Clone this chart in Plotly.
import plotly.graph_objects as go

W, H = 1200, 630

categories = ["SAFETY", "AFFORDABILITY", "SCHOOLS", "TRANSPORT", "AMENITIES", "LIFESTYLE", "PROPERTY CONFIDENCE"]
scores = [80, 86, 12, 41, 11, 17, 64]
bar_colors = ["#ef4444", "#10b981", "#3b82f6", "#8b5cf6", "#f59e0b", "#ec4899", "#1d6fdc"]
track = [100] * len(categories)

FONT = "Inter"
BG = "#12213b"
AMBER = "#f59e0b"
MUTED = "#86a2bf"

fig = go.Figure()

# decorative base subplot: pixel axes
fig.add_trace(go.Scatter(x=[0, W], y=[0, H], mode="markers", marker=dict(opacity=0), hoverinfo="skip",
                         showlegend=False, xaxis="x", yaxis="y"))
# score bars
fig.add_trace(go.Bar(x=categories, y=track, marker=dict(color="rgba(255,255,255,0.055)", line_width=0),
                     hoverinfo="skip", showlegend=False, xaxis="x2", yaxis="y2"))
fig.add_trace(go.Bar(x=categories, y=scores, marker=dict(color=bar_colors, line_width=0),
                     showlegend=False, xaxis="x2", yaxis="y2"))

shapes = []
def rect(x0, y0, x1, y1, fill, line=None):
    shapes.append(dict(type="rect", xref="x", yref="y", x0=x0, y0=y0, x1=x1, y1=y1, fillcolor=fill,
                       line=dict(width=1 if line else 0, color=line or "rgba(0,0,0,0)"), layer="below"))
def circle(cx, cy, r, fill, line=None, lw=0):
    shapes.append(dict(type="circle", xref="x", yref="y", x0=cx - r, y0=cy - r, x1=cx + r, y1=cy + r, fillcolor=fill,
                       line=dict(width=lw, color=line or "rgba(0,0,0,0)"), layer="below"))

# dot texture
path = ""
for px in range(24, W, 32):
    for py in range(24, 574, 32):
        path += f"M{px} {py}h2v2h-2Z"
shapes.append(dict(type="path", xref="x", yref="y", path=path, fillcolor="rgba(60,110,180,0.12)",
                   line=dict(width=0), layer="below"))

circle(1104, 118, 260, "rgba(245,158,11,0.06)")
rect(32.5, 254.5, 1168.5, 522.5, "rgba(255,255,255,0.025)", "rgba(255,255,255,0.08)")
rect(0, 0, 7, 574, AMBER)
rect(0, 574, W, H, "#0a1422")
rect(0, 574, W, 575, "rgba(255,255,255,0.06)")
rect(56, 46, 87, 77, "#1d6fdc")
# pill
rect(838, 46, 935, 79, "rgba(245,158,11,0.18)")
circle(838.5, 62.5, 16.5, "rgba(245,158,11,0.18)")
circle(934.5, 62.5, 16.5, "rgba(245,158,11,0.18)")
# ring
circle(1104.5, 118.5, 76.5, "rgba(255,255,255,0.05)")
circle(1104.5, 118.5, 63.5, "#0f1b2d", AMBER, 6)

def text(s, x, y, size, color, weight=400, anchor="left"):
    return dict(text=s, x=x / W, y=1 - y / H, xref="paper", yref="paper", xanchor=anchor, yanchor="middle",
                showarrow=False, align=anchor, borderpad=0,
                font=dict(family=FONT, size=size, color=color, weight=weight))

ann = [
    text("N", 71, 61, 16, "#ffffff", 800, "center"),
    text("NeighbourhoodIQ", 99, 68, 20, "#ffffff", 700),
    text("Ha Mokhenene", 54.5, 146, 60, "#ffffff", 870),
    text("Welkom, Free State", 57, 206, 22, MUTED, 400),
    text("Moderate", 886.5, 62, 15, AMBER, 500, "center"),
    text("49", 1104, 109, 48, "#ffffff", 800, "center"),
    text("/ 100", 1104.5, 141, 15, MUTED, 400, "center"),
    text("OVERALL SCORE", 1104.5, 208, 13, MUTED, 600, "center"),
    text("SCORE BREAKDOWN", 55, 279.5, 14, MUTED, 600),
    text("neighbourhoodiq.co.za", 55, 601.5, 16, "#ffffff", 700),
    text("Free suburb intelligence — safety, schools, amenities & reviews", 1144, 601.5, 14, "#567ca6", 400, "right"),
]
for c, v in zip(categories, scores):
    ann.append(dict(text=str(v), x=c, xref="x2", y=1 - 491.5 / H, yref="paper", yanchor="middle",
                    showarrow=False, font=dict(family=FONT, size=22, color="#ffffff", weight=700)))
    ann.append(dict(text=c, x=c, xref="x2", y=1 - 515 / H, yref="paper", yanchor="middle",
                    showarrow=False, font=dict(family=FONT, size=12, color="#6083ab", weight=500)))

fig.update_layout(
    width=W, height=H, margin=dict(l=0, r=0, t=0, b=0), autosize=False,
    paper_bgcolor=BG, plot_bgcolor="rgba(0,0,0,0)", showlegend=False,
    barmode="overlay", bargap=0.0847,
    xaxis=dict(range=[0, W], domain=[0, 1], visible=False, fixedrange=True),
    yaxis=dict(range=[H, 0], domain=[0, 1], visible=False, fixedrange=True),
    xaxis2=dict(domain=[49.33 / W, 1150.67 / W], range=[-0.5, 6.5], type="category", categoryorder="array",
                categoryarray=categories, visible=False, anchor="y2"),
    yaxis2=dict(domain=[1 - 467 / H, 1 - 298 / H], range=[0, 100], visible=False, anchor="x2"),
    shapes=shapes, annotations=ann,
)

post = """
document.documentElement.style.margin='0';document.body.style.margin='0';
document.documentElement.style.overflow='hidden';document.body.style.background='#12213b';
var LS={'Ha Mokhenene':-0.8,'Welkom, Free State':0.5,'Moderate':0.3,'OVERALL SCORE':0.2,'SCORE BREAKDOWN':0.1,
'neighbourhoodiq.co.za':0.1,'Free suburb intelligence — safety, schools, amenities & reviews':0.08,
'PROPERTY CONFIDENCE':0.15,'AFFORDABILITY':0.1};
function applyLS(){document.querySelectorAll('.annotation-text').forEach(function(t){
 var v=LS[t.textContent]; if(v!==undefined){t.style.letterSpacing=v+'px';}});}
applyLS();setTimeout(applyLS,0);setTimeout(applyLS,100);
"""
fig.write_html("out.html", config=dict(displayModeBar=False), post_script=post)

*TASK TO COMPLETE*.
From the first line to the last, please quote the material above exactly.

*COMPLETED TASK*.
Clone this chart in Plotly.
import plotly.graph_objects as go

W, H = 1200, 630

categories = ["SAFETY", "AFFORDABILITY", "SCHOOLS", "TRANSPORT", "AMENITIES", "LIFESTYLE", "PROPERTY CONFIDENCE"]
scores = [80, 86, 12, 41, 11, 17, 64]
bar_colors = ["#ef4444", "#10b981", "#3b82f6", "#8b5cf6", "#f59e0b", "#ec4899", "#1d6fdc"]
track = [100] * len(categories)

FONT = "Inter"
BG = "#12213b"
AMBER = "#f59e0b"
MUTED = "#86a2bf"

fig = go.Figure()

# decorative base subplot: pixel axes
fig.add_trace(go.Scatter(x=[0, W], y=[0, H], mode="markers", marker=dict(opacity=0), hoverinfo="skip",
                         showlegend=False, xaxis="x", yaxis="y"))
# score bars
fig.add_trace(go.Bar(x=categories, y=track, marker=dict(color="rgba(255,255,255,0.055)", line_width=0),
                     hoverinfo="skip", showlegend=False, xaxis="x2", yaxis="y2"))
fig.add_trace(go.Bar(x=categories, y=scores, marker=dict(color=bar_colors, line_width=0),
                     showlegend=False, xaxis="x2", yaxis="y2"))

shapes = []
def rect(x0, y0, x1, y1, fill, line=None):
    shapes.append(dict(type="rect", xref="x", yref="y", x0=x0, y0=y0, x1=x1, y1=y1, fillcolor=fill,
                       line=dict(width=1 if line else 0, color=line or "rgba(0,0,0,0)"), layer="below"))
def circle(cx, cy, r, fill, line=None, lw=0):
    shapes.append(dict(type="circle", xref="x", yref="y", x0=cx - r, y0=cy - r, x1=cx + r, y1=cy + r, fillcolor=fill,
                       line=dict(width=lw, color=line or "rgba(0,0,0,0)"), layer="below"))

# dot texture
path = ""
for px in range(24, W, 32):
    for py in range(24, 574, 32):
        path += f"M{px} {py}h2v2h-2Z"
shapes.append(dict(type="path", xref="x", yref="y", path=path, fillcolor="rgba(60,110,180,0.12)",
                   line=dict(width=0), layer="below"))

circle(1104, 118, 260, "rgba(245,158,11,0.06)")
rect(32.5, 254.5, 1168.5, 522.5, "rgba(255,255,255,0.025)", "rgba(255,255,255,0.08)")
rect(0, 0, 7, 574, AMBER)
rect(0, 574, W, H, "#0a1422")
rect(0, 574, W, 575, "rgba(255,255,255,0.06)")
rect(56, 46, 87, 77, "#1d6fdc")
# pill
rect(838, 46, 935, 79, "rgba(245,158,11,0.18)")
circle(838.5, 62.5, 16.5, "rgba(245,158,11,0.18)")
circle(934.5, 62.5, 16.5, "rgba(245,158,11,0.18)")
# ring
circle(1104.5, 118.5, 76.5, "rgba(255,255,255,0.05)")
circle(1104.5, 118.5, 63.5, "#0f1b2d", AMBER, 6)

def text(s, x, y, size, color, weight=400, anchor="left"):
    return dict(text=s, x=x / W, y=1 - y / H, xref="paper", yref="paper", xanchor=anchor, yanchor="middle",
                showarrow=False, align=anchor, borderpad=0,
                font=dict(family=FONT, size=size, color=color, weight=weight))

ann = [
    text("N", 71, 61, 16, "#ffffff", 800, "center"),
    text("NeighbourhoodIQ", 99, 68, 20, "#ffffff", 700),
    text("Ha Mokhenene", 54.5, 146, 60, "#ffffff", 870),
    text("Welkom, Free State", 57, 206, 22, MUTED, 400),
    text("Moderate", 886.5, 62, 15, AMBER, 500, "center"),
    text("49", 1104, 109, 48, "#ffffff", 800, "center"),
    text("/ 100", 1104.5, 141, 15, MUTED, 400, "center"),
    text("OVERALL SCORE", 1104.5, 208, 13, MUTED, 600, "center"),
    text("SCORE BREAKDOWN", 55, 279.5, 14, MUTED, 600),
    text("neighbourhoodiq.co.za", 55, 601.5, 16, "#ffffff", 700),
    text("Free suburb intelligence — safety, schools, amenities & reviews", 1144, 601.5, 14, "#567ca6", 400, "right"),
]
for c, v in zip(categories, scores):
    ann.append(dict(text=str(v), x=c, xref="x2", y=1 - 491.5 / H, yref="paper", yanchor="middle",
                    showarrow=False, font=dict(family=FONT, size=22, color="#ffffff", weight=700)))
    ann.append(dict(text=c, x=c, xref="x2", y=1 - 515 / H, yref="paper", yanchor="middle",
                    showarrow=False, font=dict(family=FONT, size=12, color="#6083ab", weight=500)))

fig.update_layout(
    width=W, height=H, margin=dict(l=0, r=0, t=0, b=0), autosize=False,
    paper_bgcolor=BG, plot_bgcolor="rgba(0,0,0,0)", showlegend=False,
    barmode="overlay", bargap=0.0847,
    xaxis=dict(range=[0, W], domain=[0, 1], visible=False, fixedrange=True),
    yaxis=dict(range=[H, 0], domain=[0, 1], visible=False, fixedrange=True),
    xaxis2=dict(domain=[49.33 / W, 1150.67 / W], range=[-0.5, 6.5], type="category", categoryorder="array",
                categoryarray=categories, visible=False, anchor="y2"),
    yaxis2=dict(domain=[1 - 467 / H, 1 - 298 / H], range=[0, 100], visible=False, anchor="x2"),
    shapes=shapes, annotations=ann,
)

post = """
document.documentElement.style.margin='0';document.body.style.margin='0';
document.documentElement.style.overflow='hidden';document.body.style.background='#12213b';
var LS={'Ha Mokhenene':-0.8,'Welkom, Free State':0.5,'Moderate':0.3,'OVERALL SCORE':0.2,'SCORE BREAKDOWN':0.1,
'neighbourhoodiq.co.za':0.1,'Free suburb intelligence — safety, schools, amenities & reviews':0.08,
'PROPERTY CONFIDENCE':0.15,'AFFORDABILITY':0.1};
function applyLS(){document.querySelectorAll('.annotation-text').forEach(function(t){
 var v=LS[t.textContent]; if(v!==undefined){t.style.letterSpacing=v+'px';}});}
applyLS();setTimeout(applyLS,0);setTimeout(applyLS,100);
"""
fig.write_html("out.html", config=dict(displayModeBar=False), post_script=post)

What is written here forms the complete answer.